Cato Corner Cheese
Cato Corner Farm in Colchester is a working farm with a herd of beautiful fawn-brown Jersey cows. They make artisanal raw milk cheese which you can taste and buy in their cheese room Friday- Sunday. I recently visited with my family and left with a selection of 5 cheeses which we enjoyed as a two-part picnic while visiting some local wineries.
At Priam Vinyard we had a sweet course which included the Womanchego, Black Ledge Blue and Hooligan cheeses. The naturally sweet and buttery character of Jersey milk was a nice match for seasonal berries, honey and a plum jam. Their blue cheese is milder than many with only a subtle sharpness making it a great selection for a dessert cheese board. Hooligan is a washed rind (read: stinky) cheese with a sharp bite which might traditionally be served on a ploughman's plate with charcuterie, pickles, and beer; but it's funkiness was also well-tempered by the local honey we squeezed atop it. Womanchego is made in the tradition of Spanish Manchego with the exception that it is made with cow, instead of the traditional ewe's, milk. Like Manchego, this cheese is a great buy because it can be used in both sweet an savory applications. Nuts and cheese are usually a great match, but I especially liked these cheeses with the almonds we had alongside the fruit. They brought out a toasty-note I might have otherwise missed.

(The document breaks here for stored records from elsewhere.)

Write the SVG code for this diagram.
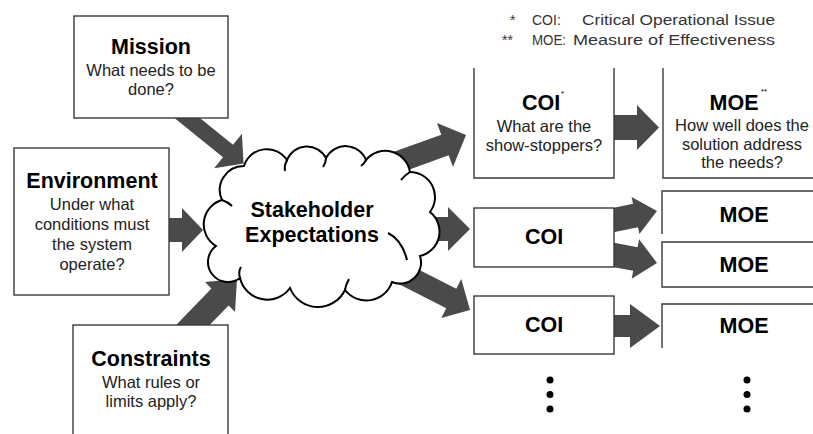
<svg xmlns="http://www.w3.org/2000/svg" width="813" height="434" viewBox="0 0 813 434">
<style>
.bg{fill:#fff}
.arrow{fill:#4a4a4a}
.box{fill:#fff;stroke:none}
.edge{fill:none;stroke:#3a3a3a;stroke-width:1.4}
.title{font-family:"Liberation Sans",Arial,sans-serif;font-weight:bold;font-size:21.5px;fill:#000;text-anchor:middle}
.sub{font-family:"Liberation Sans",Arial,sans-serif;font-size:16.5px;fill:#222;text-anchor:middle}
.sup{font-family:"Liberation Sans",Arial,sans-serif;font-size:8px;fill:#000}
.legend{font-family:"Liberation Sans",Arial,sans-serif;font-size:14px;fill:#333}
.cloud{fill:#fff;stroke:#000;stroke-width:2}
.curl{fill:none;stroke:#000;stroke-width:2}
.dot{fill:#000}
</style>
<rect class="bg" x="0" y="0" width="813" height="434"/>
<g id="connectors">
  <polygon class="arrow" points="152.2,100 177.5,100 233,144.8 241.9,133.8 243.6,163.6 214.1,168.2 223,157.2"/>
  <polygon class="arrow" points="150,218 182,218 182,208 203,230 182,252 182,242 150,242"/>
  <polygon class="arrow" points="161.7,340 211.4,288.6 205,282 237,279 235,312 228.6,305.4 195,340"/>
  <polygon class="arrow" points="384.9,155.1 441.3,134.7 437,123 466,135 453,167 448.7,155.3 392.3,175.7"/>
  <polygon class="arrow" points="380,217 448,217 448,207 470,229 448,251 448,241 380,241"/>
  <polygon class="arrow" points="393.9,256.9 456.3,288.7 461.3,278.9 470,310 441.3,318.1 446.3,308.3 383.9,276.5"/>
  <polygon class="arrow" points="600,115 637,115 637,105 659,127.5 637,150 637,140 600,140"/>
  <polygon class="arrow" points="597.5,211.2 633,203.8 631.6,196.9 657,211 639.4,234.1 638,227.2 602.5,234.6"/>
  <polygon class="arrow" points="602.2,240.6 637.6,247.2 639.1,239.3 657,263 631.7,278.7 633.2,270.8 597.8,264.2"/>
  <polygon class="arrow" points="600,315 630,315 630,304 660,326 630,348 630,337 600,337"/>
</g>
<g id="legend">
  <text class="legend" y="25"><tspan x="510">*</tspan><tspan x="532">COI:</tspan><tspan x="582" textLength="193" lengthAdjust="spacingAndGlyphs">Critical Operational Issue</tspan></text>
  <text class="legend" y="45"><tspan x="502">**</tspan><tspan x="532" textLength="34" lengthAdjust="spacingAndGlyphs">MOE:</tspan><tspan x="573" textLength="202" lengthAdjust="spacingAndGlyphs">Measure of Effectiveness</tspan></text>
</g>
<g id="mission">
  <rect class="box" x="74" y="16" width="154" height="102"/>
  <rect class="edge" x="74" y="16" width="154" height="102"/>
  <text class="title" x="151" y="54">Mission</text>
  <text class="sub" x="151" y="76">What needs to be</text>
  <text class="sub" x="151" y="95">done?</text>
</g>
<g id="environment">
  <rect class="box" x="14" y="148" width="155" height="147"/>
  <rect class="edge" x="14" y="148" width="155" height="147"/>
  <text class="title" x="92" y="188">Environment</text>
  <text class="sub" x="92" y="210">Under what</text>
  <text class="sub" x="92" y="230">conditions must</text>
  <text class="sub" x="92" y="250">the system</text>
  <text class="sub" x="92" y="270">operate?</text>
</g>
<g id="constraints">
  <rect class="box" x="73" y="325" width="155" height="120"/>
  <rect class="edge" x="73" y="325" width="155" height="120"/>
  <text class="title" x="151" y="366">Constraints</text>
  <text class="sub" x="151" y="388">What rules or</text>
  <text class="sub" x="151" y="407">limits apply?</text>
</g>
<g id="stakeholder-expectations">
  <path class="cloud" d="M216,246 A25.3,25.3 0 0 1 222,200 A24,24 0 0 1 244,166 A24,24 0 0 1 287,160 A21.5,21.5 0 0 1 326,158 A22,22 0 0 1 366,160 A25,25 0 0 1 410,172 A25,25 0 0 1 430,212 A25,25 0 0 1 420,256 A21,21 0 0 1 392,282 A27,27 0 0 1 345,290 A30,30 0 0 1 290,288 A28,28 0 0 1 240,278 A20,20 0 0 1 216,246 Z"/>
  <path class="curl" d="M287,160 Q284,166 285,171"/>
  <path class="curl" d="M326,158 Q326,163 323,167"/>
  <path class="curl" d="M366,160 Q364,164 361,166"/>
  <path class="curl" d="M410,172 Q405,175 401,180"/>
  <path class="curl" d="M388,233 Q402,240 407,260"/>
  <path class="curl" d="M222,200 Q228,202 232,206"/>
  <path class="curl" d="M240,278 Q238,272 241,267"/>
  <path class="curl" d="M345,290 Q346,284 349,279"/>
  <text class="title" x="312" y="217">Stakeholder</text>
  <text class="title" x="312" y="242">Expectations</text>
</g>
<g id="coi-1">
  <rect class="box" x="474" y="68" width="140" height="110"/>
  <path class="edge" d="M474,68 V178 H614 V68"/>
  <text class="title" x="541" y="110">COI</text>
  <text class="sup" x="561" y="96">*</text>
  <text class="sub" x="544" y="132">What are the</text>
  <text class="sub" x="544" y="151">show-stoppers?</text>
</g>
<g id="moe-1">
  <rect class="box" x="663" y="68" width="170" height="110"/>
  <path class="edge" d="M663,68 V178 H833"/>
  <text class="title" x="734" y="110">MOE</text>
  <text class="sup" x="761" y="94">**</text>
  <text class="sub" x="742" y="131">How well does the</text>
  <text class="sub" x="742" y="150">solution address</text>
  <text class="sub" x="742" y="168">the needs?</text>
</g>
<g id="coi-2">
  <rect class="box" x="474" y="208" width="140" height="59"/>
  <rect class="edge" x="474" y="208" width="140" height="59"/>
  <text class="title" x="544" y="244">COI</text>
</g>
<g id="moe-2">
  <rect class="box" x="662" y="191" width="170" height="43"/>
  <path class="edge" d="M662,234 V191 H833"/>
  <text class="title" x="744" y="222">MOE</text>
</g>
<g id="moe-3">
  <rect class="box" x="662" y="242" width="170" height="45"/>
  <path class="edge" d="M833,242 H662 V287 H833"/>
  <text class="title" x="744" y="272">MOE</text>
</g>
<g id="coi-3">
  <rect class="box" x="474" y="296" width="140" height="58"/>
  <rect class="edge" x="474" y="296" width="140" height="58"/>
  <text class="title" x="544" y="332">COI</text>
</g>
<g id="moe-4">
  <rect class="box" x="662" y="304" width="170" height="44"/>
  <path class="edge" d="M662,348 V304 H833"/>
  <text class="title" x="744" y="333">MOE</text>
</g>
<g id="more-coi">
  <circle class="dot" cx="550" cy="380" r="3.5"/>
  <circle class="dot" cx="550" cy="394.5" r="3.5"/>
  <circle class="dot" cx="550" cy="409" r="3.5"/>
</g>
<g id="more-moe">
  <circle class="dot" cx="747" cy="380" r="3.5"/>
  <circle class="dot" cx="747" cy="394.5" r="3.5"/>
  <circle class="dot" cx="747" cy="409" r="3.5"/>
</g>
</svg>
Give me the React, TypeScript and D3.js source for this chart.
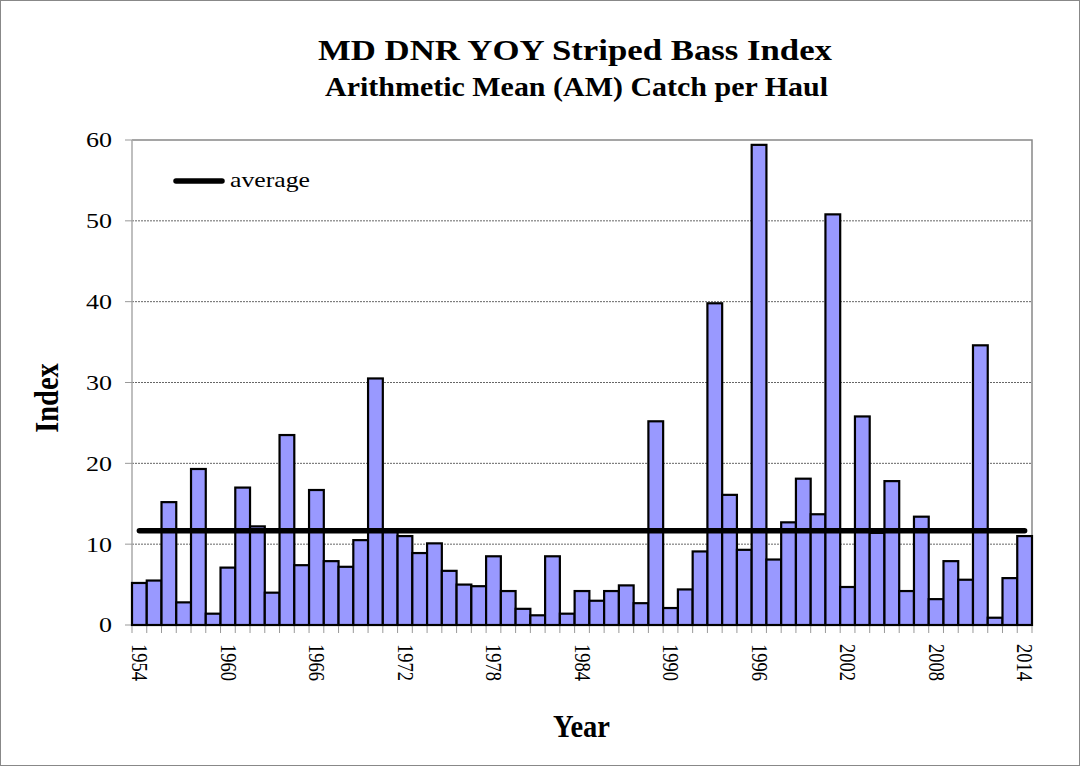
import React, { useEffect, useRef } from 'react';
import * as d3 from 'd3';

const years = d3.range(1954, 2015);
const indexValues = [
  5.2, 5.5, 15.2, 2.8, 19.3, 1.4, 7.1, 17.0, 12.2, 4.0,
  23.5, 7.4, 16.7, 7.9, 7.2, 10.5, 30.5, 11.6, 11.0, 8.9,
  10.1, 6.7, 5.0, 4.8, 8.5, 4.2, 2.0, 1.2, 8.5, 1.4,
  4.2, 3.0, 4.2, 4.9, 2.7, 25.2, 2.1, 4.4, 9.1, 39.8,
  16.1, 9.3, 59.4, 8.1, 12.7, 18.1, 13.7, 50.8, 4.7, 25.8,
  11.4, 17.8, 4.2, 13.4, 3.2, 7.9, 5.6, 34.6, 0.9, 5.8,
  11.0,
];
const averageValue = 11.65;
const yTicks = [0, 10, 20, 30, 40, 50, 60];
const labelYears = [1954, 1960, 1966, 1972, 1978, 1984, 1990, 1996, 2002, 2008, 2014];

const W = 1080;
const H = 766;
const M = { left: 132, right: 1032, top: 140, bottom: 625 };
const FONT = '"Liberation Serif", "Times New Roman", serif';
// the reference is stretched horizontally
const SX = 1.2;

const App: React.FC = () => {
  const ref = useRef<SVGSVGElement>(null);

  useEffect(() => {
    const svg = d3.select(ref.current);
    svg.selectAll('*').remove();

    const x = d3.scaleBand<number>().domain(years).range([M.left, M.right]).padding(0);
    const y = d3.scaleLinear().domain([0, 60]).range([M.bottom, M.top]);

    svg.append('rect').attr('x', 0.5).attr('y', 0.5).attr('width', W - 1).attr('height', H - 1)
      .attr('fill', '#fff').attr('stroke', '#888');

    // gridlines
    svg.append('g').selectAll('line').data(yTicks.filter(t => t > 0 && t < 60)).join('line')
      .attr('x1', M.left).attr('x2', M.right)
      .attr('y1', d => y(d)).attr('y2', d => y(d))
      .attr('stroke', '#666').attr('stroke-width', 1).attr('stroke-dasharray', '2,1');

    // plot border (top/right)
    svg.append('path')
      .attr('d', `M${M.left},${y(60)}H${M.right}V${M.bottom}`)
      .attr('fill', 'none').attr('stroke', '#888').attr('stroke-width', 1.5);

    // left axis
    svg.append('line').attr('x1', M.left).attr('x2', M.left).attr('y1', M.top).attr('y2', M.bottom)
      .attr('stroke', '#aaa').attr('stroke-width', 1.5);
    svg.append('g').selectAll('line').data(yTicks).join('line')
      .attr('x1', M.left - 7).attr('x2', M.left)
      .attr('y1', d => y(d)).attr('y2', d => y(d))
      .attr('stroke', '#999');
    svg.append('g').selectAll('text').data(yTicks).join('text')
      .attr('x', 112).attr('y', d => y(d)).attr('dy', '0.35em')
      .attr('text-anchor', 'end').attr('font-family', FONT).attr('font-size', 21)
      .attr('textLength', d => String(d).length * 13).attr('lengthAdjust', 'spacingAndGlyphs')
      .text(d => d);

    // bars
    svg.append('g').selectAll('rect').data(years).join('rect')
      .attr('x', d => x(d)!)
      .attr('y', (d, i) => y(indexValues[i]))
      .attr('width', x.bandwidth())
      .attr('height', (d, i) => y(0) - y(indexValues[i]))
      .attr('fill', '#9999FF').attr('stroke', '#000').attr('stroke-width', 2.2);

    // bottom axis
    svg.append('line').attr('x1', M.left).attr('x2', M.right).attr('y1', M.bottom).attr('y2', M.bottom)
      .attr('stroke', '#000').attr('stroke-width', 2);
    const edges = d3.range(years.length + 1).map(i => M.left + i * x.bandwidth());
    svg.append('g').selectAll('line').data(edges).join('line')
      .attr('x1', d => d).attr('x2', d => d)
      .attr('y1', M.bottom + 1).attr('y2', M.bottom + 8)
      .attr('stroke', '#999');
    svg.append('g').selectAll('text').data(labelYears).join('text')
      .attr('transform', d => `translate(${x(d)! + x.bandwidth() / 2},${M.bottom + 19}) scale(${SX},1) rotate(90)`)
      .attr('dy', '0.33em')
      .attr('font-family', FONT).attr('font-size', 18.5)
      .text(d => d);

    // average line
    const line = d3.line<number>().x(d => x(d)! + x.bandwidth() / 2).y(() => y(averageValue));
    svg.append('path').datum([years[0], years[years.length - 1]])
      .attr('d', line).attr('fill', 'none').attr('stroke', '#000')
      .attr('stroke-width', 5.5).attr('stroke-linecap', 'round');

    // legend
    svg.append('line').attr('x1', 176).attr('x2', 222).attr('y1', 181).attr('y2', 181)
      .attr('stroke', '#000').attr('stroke-width', 5.5).attr('stroke-linecap', 'round');
    svg.append('text').attr('x', 230).attr('y', 181).attr('dy', '0.3em')
      .attr('font-family', FONT).attr('font-size', 21.5)
      .attr('textLength', 80).attr('lengthAdjust', 'spacingAndGlyphs')
      .text('average');

    // titles
    svg.append('text').attr('x', 318).attr('y', 59.5)
      .attr('font-family', FONT).attr('font-weight', 'bold').attr('font-size', 29)
      .attr('textLength', 514).attr('lengthAdjust', 'spacingAndGlyphs')
      .text('MD DNR YOY Striped Bass Index');
    svg.append('text').attr('x', 325).attr('y', 96)
      .attr('font-family', FONT).attr('font-weight', 'bold').attr('font-size', 26.5)
      .attr('textLength', 503).attr('lengthAdjust', 'spacingAndGlyphs')
      .text('Arithmetic Mean (AM) Catch per Haul');
    svg.append('text')
      .attr('transform', `translate(58,398) scale(${SX},1) rotate(-90)`)
      .attr('text-anchor', 'middle')
      .attr('font-family', FONT).attr('font-weight', 'bold').attr('font-size', 28.5)
      .text('Index');
    svg.append('text').attr('x', 553).attr('y', 737)
      .attr('font-family', FONT).attr('font-weight', 'bold').attr('font-size', 31)
      .attr('textLength', 57).attr('lengthAdjust', 'spacingAndGlyphs')
      .text('Year');
  }, []);

  return (
    <div style={{ position: 'absolute', left: 0, top: 0 }}>
      <svg ref={ref} width={W} height={H} />
    </div>
  );
};

export default App;
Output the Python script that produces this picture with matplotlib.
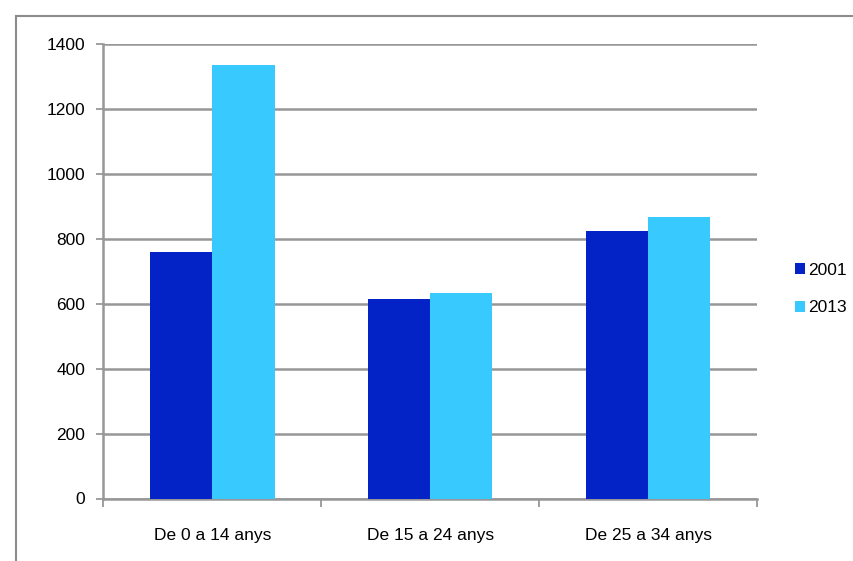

The yellow dot is the top of a tiny squeeze-bear of honey
Later in the day, we had a selection of olives, charcuterie a cheese which were a natural match for the Aged Bloomsday and Vivace we selected. The aged Bloomsday might have been my favorite cheese of the day: waxy and just shy of crumbling with toasty, buttery flavors and a decidedly savory finish. The Vivace is in the style of Swiss and Italian Alpine cheeses and has a lipsmacking almost brothy finish which was a perfect match for some marinated olives.